フランス中銀は5日、炭素課税強化などの政策に由来する物価上昇効果と国内総生産(GDP)への影響に関する推計を公表した。5年間の推移を予想した。
この推計では、エネルギー移行等の取り組みをどのように行うかについて4つのシナリオを定め、まったく取り組みをしなかったと仮定した場合との比較で、インフレ率と国内総生産がどのように推移するかの把握を試みた。

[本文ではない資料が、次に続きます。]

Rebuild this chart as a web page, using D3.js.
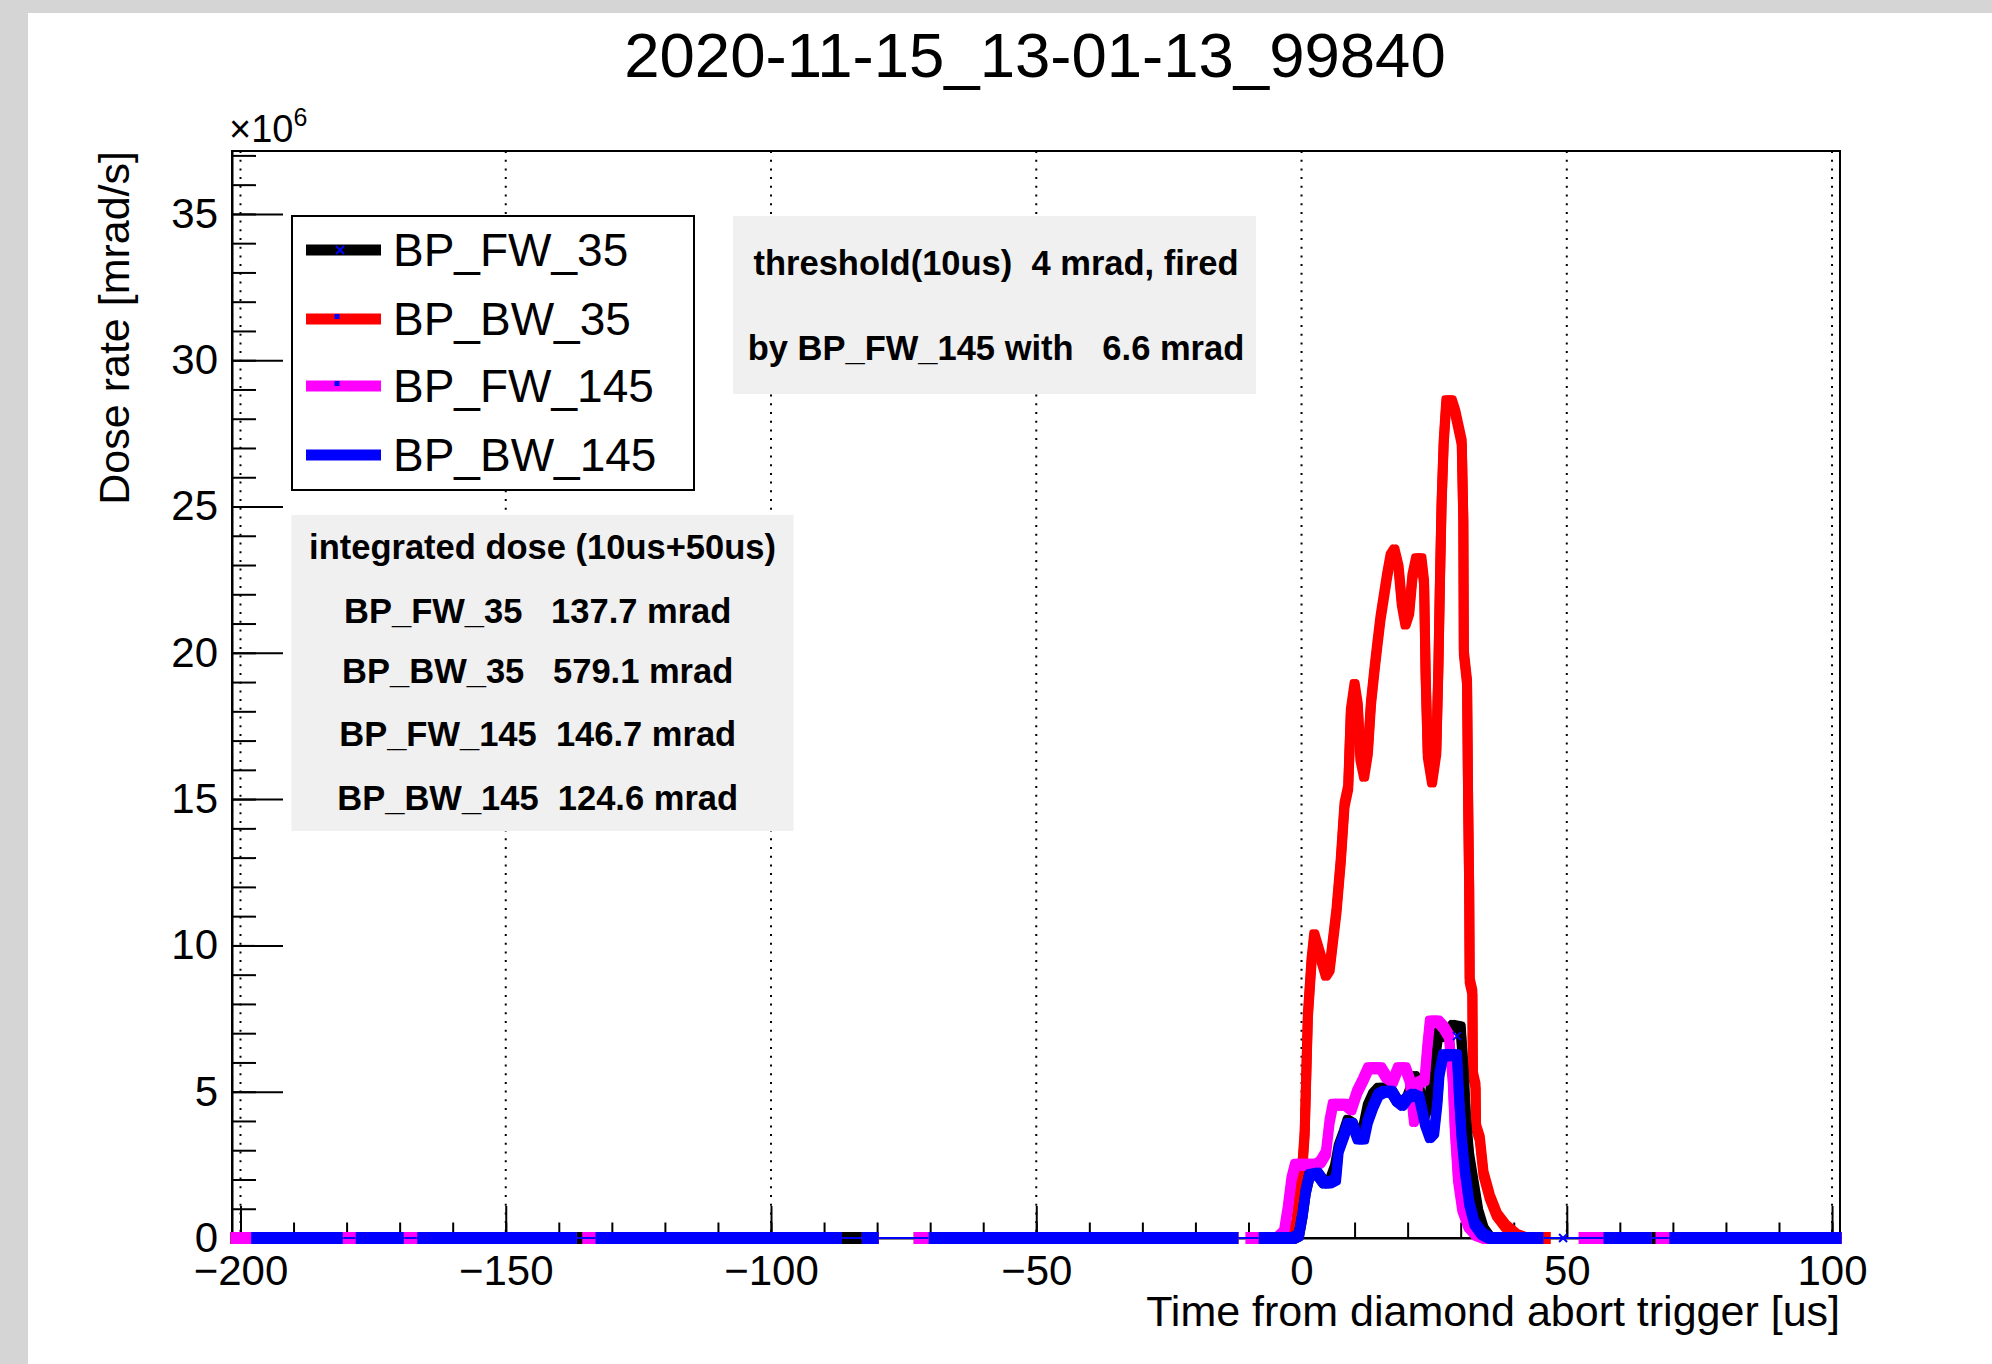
<!DOCTYPE html>
<html>
<head>
<meta charset="utf-8">
<script src="https://cdn.jsdelivr.net/npm/d3@7"></script>
<style>
  html, body { margin: 0; padding: 0; background: #d5d5d5; }
  svg { display: block; }
  text { font-family: "Liberation Sans", Arial, Helvetica, sans-serif; }
</style>
</head>
<body>
<svg id="chart" width="1992" height="1364"></svg>
<script>
// ---- labels ----
const chartTitle = "2020-11-15_13-01-13_99840";
const xTitle = "Time from diamond abort trigger [us]";
const yTitle = "Dose rate [mrad/s]";
const seriesNames = ["BP_FW_35", "BP_BW_35", "BP_FW_145", "BP_BW_145"];
const seriesColors = ["#000000", "#ff0000", "#ff00ff", "#0000ff"];
const xTicks = [-200, -150, -100, -50, 0, 50, 100];
const yTicks = [0, 5, 10, 15, 20, 25, 30, 35];
const thresholdLines = ["threshold(10us)  4 mrad, fired", "by BP_FW_145 with   6.6 mrad"];
const doseLines = [
  "integrated dose (10us+50us)",
  "BP_FW_35   137.7 mrad ",
  "BP_BW_35   579.1 mrad ",
  "BP_FW_145  146.7 mrad ",
  "BP_BW_145  124.6 mrad "
];

// ---- dose rate [10^6 mrad/s] vs time [us]; null marks a dropout ----
const bpFw35 = [
  [-201.6, 0], [-80, 0], [-76, null], [-72.8, 0], [-12.2, 0], [-10, null], [-7.8, 0],
  [-1.5, 0], [-0.5, 0.1], [0.2, 0.8], [0.8, 1.6], [1.5, 2.15], [3.0, 2.2], [4.2, 1.9],
  [5.4, 1.95], [6.3, 2.4], [7.0, 3.1], [8.0, 3.6], [8.7, 4.0], [9.6, 3.9], [10.6, 3.5],
  [11.6, 3.7], [12.5, 4.5], [13.5, 4.9], [14.5, 5.1], [15.6, 5.1], [17.0, 5.0], [18.0, 4.7],
  [19.0, 4.6], [20.0, 4.8], [21.4, 5.5], [22.3, 5.0], [23.2, 4.2], [24.0, 4.6], [25.0, 6.0],
  [25.8, 7.0], [26.5, 6.9], [27.6, 7.0], [28.5, 7.25], [30.0, 7.2], [30.6, 5.5], [31.0, 4.0],
  [31.6, 2.8], [32.5, 1.8], [33.3, 0.9], [34.3, 0.3], [35.5, 0],
  [45.3, 0], [49, null], [53, 0], [101.5, 0]
];
const bpBw35 = [
  [-201.6, 0], [-80, 0], [-76, null], [-72.8, 0], [-12.2, 0], [-10, null], [-7.8, 0],
  [-4, 0], [-2, 0.1], [-1, 0.5], [0.0, 2.0], [0.6, 3.6], [1.2, 7.6], [1.9, 9.5], [2.4, 10.35],
  [3.3, 9.8], [4.6, 9.0], [5.3, 9.2], [6.6, 11.2], [7.4, 12.9], [8.1, 14.8], [8.8, 15.4],
  [9.3, 18.0], [10.0, 18.9], [10.6, 18.2], [11.1, 16.4], [11.8, 15.8], [12.5, 16.6],
  [13.1, 18.3], [13.8, 19.5], [14.3, 20.3], [14.9, 21.2], [15.5, 21.9], [16.1, 22.6],
  [16.8, 23.3], [17.5, 23.5], [18.3, 22.9], [18.9, 21.7], [19.6, 21.0], [20.3, 21.4],
  [20.9, 22.6], [21.6, 23.2], [22.6, 23.2], [23.1, 22.4], [23.4, 19.2], [23.8, 16.5],
  [24.6, 15.6], [25.4, 16.6], [25.8, 19.5], [26.1, 22.5], [26.4, 25.1], [26.8, 27.2],
  [27.3, 28.6], [28.3, 28.6], [29.0, 28.2], [29.6, 27.7], [30.2, 27.2], [30.5, 24.5],
  [30.6, 20.0], [31.2, 19.0], [31.4, 15.0], [31.6, 12.0], [31.7, 8.8], [32.2, 8.4],
  [32.3, 5.6], [32.8, 5.2], [32.9, 3.8], [33.6, 3.4], [34.3, 2.2], [35.5, 1.4], [36.8, 0.8],
  [38.5, 0.4], [40.5, 0.1], [42, 0],
  [46.7, 0], [50, null], [53, 0], [101.5, 0]
];
const bpFw145 = [
  [-201.6, 0], [-136.9, 0], [-136, null], [-135.3, 0], [-86.9, 0], [-85, null], [-82.6, 0],
  [-80, 0], [-76, null], [-72.8, 0], [-12.2, 0], [-11, null], [-10.3, 0],
  [-4.5, 0], [-3.3, 0.2], [-2.6, 1.0], [-1.9, 2.0], [-1.2, 2.5], [2.8, 2.5], [3.6, 2.6],
  [4.6, 2.9], [5.3, 4.0], [5.9, 4.55], [8.4, 4.55], [9.4, 4.4], [10.5, 5.0], [11.6, 5.4],
  [12.6, 5.8], [15.0, 5.8], [16.0, 5.5], [17.2, 5.35], [18.2, 5.8], [19.6, 5.8], [20.4, 5.4],
  [21.2, 4.0], [22.0, 5.3], [23.2, 5.4], [23.7, 6.5], [24.2, 7.4], [25.8, 7.4], [26.8, 7.2],
  [27.8, 6.9], [28.5, 5.4], [28.9, 3.7], [29.5, 2.0], [30.3, 1.0], [31.5, 0.4], [33, 0.1],
  [34.5, 0],
  [45.3, 0], [49, null], [52.5, 0], [65.7, 0], [66.3, null], [67, 0], [101.5, 0]
];
const bpBw145 = [
  [-201.6, null], [-197.7, 0], [-181, 0], [-179.5, null], [-178, 0], [-169.5, 0], [-168, null],
  [-166.4, 0], [-136.9, 0], [-135, null], [-132.8, 0], [-86.9, 0], [-85, null], [-82.6, 0],
  [-80, 0], [-75, null], [-70, 0], [-12.2, 0], [-10, null], [-7.8, 0],
  [-1.5, 0], [-0.5, 0.1], [0.2, 0.8], [0.8, 1.6], [1.5, 2.15], [3.0, 2.2], [4.2, 1.9],
  [5.4, 1.9], [6.5, 2.0], [7.0, 3.0], [8.0, 3.5], [8.7, 3.9], [9.6, 3.9], [10.6, 3.4],
  [11.8, 3.4], [12.5, 4.0], [13.5, 4.5], [14.5, 4.9], [15.6, 5.0], [17.0, 5.0], [18.0, 4.7],
  [19.0, 4.55], [20.0, 4.8], [21.0, 4.9], [22.2, 4.8], [23.3, 3.9], [24.2, 3.45], [25.0, 3.6],
  [25.6, 4.6], [26.0, 5.6], [26.7, 6.25], [29.3, 6.25], [29.7, 4.8], [30.2, 3.4], [30.8, 2.3],
  [31.6, 1.2], [32.6, 0.5], [34, 0.15], [35.5, 0],
  [45.3, 0], [51, null], [57.2, 0], [65.7, 0], [67.5, null], [69.6, 0], [101.5, 0]
];
const seriesData = [bpFw35, bpBw35, bpFw145, bpBw145];
const drawOrder = [1, 0, 2, 3];
// trigger markers on BP_FW_35
const fw35Markers = [[29.3, 6.9], [49.3, 0]];

// ---- layout ----
const W = 1992, H = 1364;
const plot = { left: 232, top: 151, right: 1840, bottom: 1238 };
const svg = d3.select("#chart");

svg.append("rect").attr("width", W).attr("height", H).attr("fill", "#d5d5d5");
svg.append("rect").attr("x", 28).attr("y", 13).attr("width", W - 28).attr("height", H - 13).attr("fill", "#ffffff");

const x = d3.scaleLinear().domain([-201.6, 101.5]).range([plot.left, plot.right]);
const y = d3.scaleLinear().domain([0, 37.15]).range([plot.bottom, plot.top]);

// vertical dotted grid
svg.append("g").selectAll("line").data(xTicks).join("line")
  .attr("x1", d => x(d)).attr("x2", d => x(d))
  .attr("y1", plot.top).attr("y2", plot.bottom)
  .attr("stroke", "#000").attr("stroke-width", 2)
  .attr("stroke-dasharray", "2,6.7");

// frame
svg.append("rect")
  .attr("x", plot.left).attr("y", plot.top)
  .attr("width", plot.right - plot.left).attr("height", plot.bottom - plot.top)
  .attr("fill", "none").attr("stroke", "#000").attr("stroke-width", 2);

function styleAxis(g, size) {
  g.attr("font-size", size).attr("font-family", "'Liberation Sans', Arial, Helvetica, sans-serif");
  g.selectAll("line").attr("stroke", "#000").attr("stroke-width", 2);
  g.selectAll("path.domain").attr("stroke", "#000").attr("stroke-width", 2);
  g.selectAll("text").attr("fill", "#000");
}

// x axis: minor then major ticks
const gxMinor = svg.append("g").attr("transform", `translate(0,${plot.bottom})`)
  .call(d3.axisBottom(x).tickValues(d3.range(-200, 101, 10)).tickSizeInner(-15.5).tickSizeOuter(0).tickFormat(""));
gxMinor.select("path.domain").remove();
styleAxis(gxMinor, 10);

const gx = svg.append("g").attr("transform", `translate(0,${plot.bottom})`)
  .call(d3.axisBottom(x).tickValues(xTicks).tickSizeInner(-32).tickSizeOuter(0)
    .tickPadding(17).tickFormat(d3.format("d")));
styleAxis(gx, 42);

// y axis: minor then major ticks
const gyMinor = svg.append("g").attr("transform", `translate(${plot.left},0)`)
  .call(d3.axisLeft(y).tickValues(d3.range(0, 38, 1)).tickSizeInner(-24).tickSizeOuter(0).tickFormat(""));
gyMinor.select("path.domain").remove();
styleAxis(gyMinor, 10);

const gy = svg.append("g").attr("transform", `translate(${plot.left},0)`)
  .call(d3.axisLeft(y).tickValues(yTicks).tickSizeInner(-51).tickSizeOuter(0)
    .tickPadding(14).tickFormat(d3.format("d")));
styleAxis(gy, 42);

// exponent label
const expo = svg.append("text").attr("x", 229).attr("y", 142).attr("font-size", 38).attr("fill", "#000");
expo.append("tspan").text("\u00d710");
expo.append("tspan").attr("font-size", 25).attr("dy", -16).text("6");

// axis titles
svg.append("text").attr("x", plot.right).attr("y", 1326)
  .attr("text-anchor", "end").attr("font-size", 43).attr("fill", "#000").text(xTitle);
svg.append("text").attr("transform", `translate(129,${plot.top}) rotate(-90)`)
  .attr("text-anchor", "end").attr("font-size", 43).attr("fill", "#000").text(yTitle);

// chart title
svg.append("text").attr("x", 1035).attr("y", 77)
  .attr("text-anchor", "middle").attr("font-size", 63.5).attr("fill", "#000").text(chartTitle);

// ---- series (thick lines drawn with a rectangular pen: four offset strokes) ----
const line = d3.line()
  .defined(d => d[1] !== null)
  .x(d => x(d[0])).y(d => y(d[1]));

const penOffsets = [[-1.5, -2.5], [1.5, -2.5], [-1.5, 2.5], [1.5, 2.5]];
const gSeries = svg.append("g");
drawOrder.forEach(i => {
  const pathD = line(seriesData[i]);
  const gs = gSeries.append("g");
  penOffsets.forEach(([dx, dy]) => {
    gs.append("path")
      .attr("d", pathD)
      .attr("transform", `translate(${dx},${dy})`)
      .attr("fill", "none")
      .attr("stroke", seriesColors[i])
      .attr("stroke-width", 7)
      .attr("stroke-linejoin", "round")
      .attr("stroke-linecap", "butt");
  });
});

// thin connectors across dropouts
drawOrder.forEach(i => {
  let last = null, inGap = false;
  seriesData[i].forEach(d => {
    if (d[1] === null) { inGap = true; return; }
    if (inGap && last) {
      gSeries.append("line")
        .attr("x1", x(last[0]) + 2).attr("y1", y(last[1]))
        .attr("x2", x(d[0]) - 2).attr("y2", y(d[1]))
        .attr("stroke", seriesColors[i]).attr("stroke-width", 2);
    }
    inGap = false; last = d;
  });
});

// markers
const xMark = (cx, cy, r) => `M${cx - r},${cy - r}L${cx + r},${cy + r}M${cx - r},${cy + r}L${cx + r},${cy - r}`;
gSeries.selectAll("path.mk").data(fw35Markers).join("path")
  .attr("class", "mk")
  .attr("d", d => xMark(x(d[0]), y(d[1]), 4))
  .attr("stroke", "#0000ff").attr("stroke-width", 2).attr("fill", "none");

// ---- legend ----
const leg = { x: 292, y: 216, w: 402, h: 274 };
svg.append("rect").attr("x", leg.x).attr("y", leg.y).attr("width", leg.w).attr("height", leg.h)
  .attr("fill", "#fff").attr("stroke", "#000").attr("stroke-width", 2);
const legRows = [250, 319, 386, 455];
seriesNames.forEach((name, i) => {
  const ry = legRows[i];
  svg.append("line").attr("x1", 306).attr("x2", 381).attr("y1", ry).attr("y2", ry)
    .attr("stroke", seriesColors[i]).attr("stroke-width", 11);
  if (i === 0) {
    svg.append("path").attr("d", xMark(340, ry, 4)).attr("stroke", "#0000ff").attr("stroke-width", 2);
  } else if (i < 3) {
    svg.append("rect").attr("x", 334.5).attr("y", ry - 5).attr("width", 5).attr("height", 5).attr("fill", "#0000ff");
  }
  svg.append("text").attr("x", 393).attr("y", ry).attr("dy", "0.35em")
    .attr("font-size", 46).attr("fill", "#000").text(name);
});

// ---- info boxes ----
function infoBox(bx, by, bw, bh, lines, baselines, cx) {
  svg.append("rect").attr("x", bx).attr("y", by).attr("width", bw).attr("height", bh).attr("fill", "#f0f0f0");
  lines.forEach((t, i) => {
    svg.append("text").attr("x", cx).attr("y", baselines[i])
      .attr("text-anchor", "middle").attr("font-size", 34.5).attr("font-weight", "bold")
      .attr("fill", "#000").style("white-space", "pre").text(t);
  });
}
infoBox(733, 216, 523, 178, thresholdLines, [274.6, 359.6], 996);
infoBox(291.5, 515, 502, 316, doseLines, [558.6, 622.9, 683, 746.4, 809.5], 542.5);
</script>
</body>
</html>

これによると、将来の展望を示さずに炭素課税を急激に引き上げた場合にネガティブな影響は最も大きくなる。5年後の時点で、インフレ率は0.6ポイント分の上昇を記録し、国内総生産は1.1ポイント分押し下げられる。公共部門がグリーン投資を大幅に増やすと仮定した場合のシナリオでは、5年後の時点で、インフレ率が0.2ポイント分の上昇を記録し、国内総生産には1.6ポイント分の押し上げ効果が得られる。ただし、インフレ率の押し上げ効果は、1年3ヵ月後に1.8ポイント分近くと、短期的には物価を大きく押し上げる影響を及ぼす。技術革新を民間部門が積極的に取り入れ、同部門のグリーン投資が大幅に拡大すると仮定した場合のシナリオでは、5年後にインフレ率が0.8ポイント分押し下げられることになり、国内総生産は逆に0.8ポイント分押し上げられる。ここでは、民間投資の増大が個人消費を締め出す効果をもたらし、インフレ率を押し下げることになるという。
中銀は、いずれにせよ、前もって展望を示した上で、秩序ある形で信頼性の高い政策を推進することが大切であり、そうすれば急激な影響を避けられると指摘している。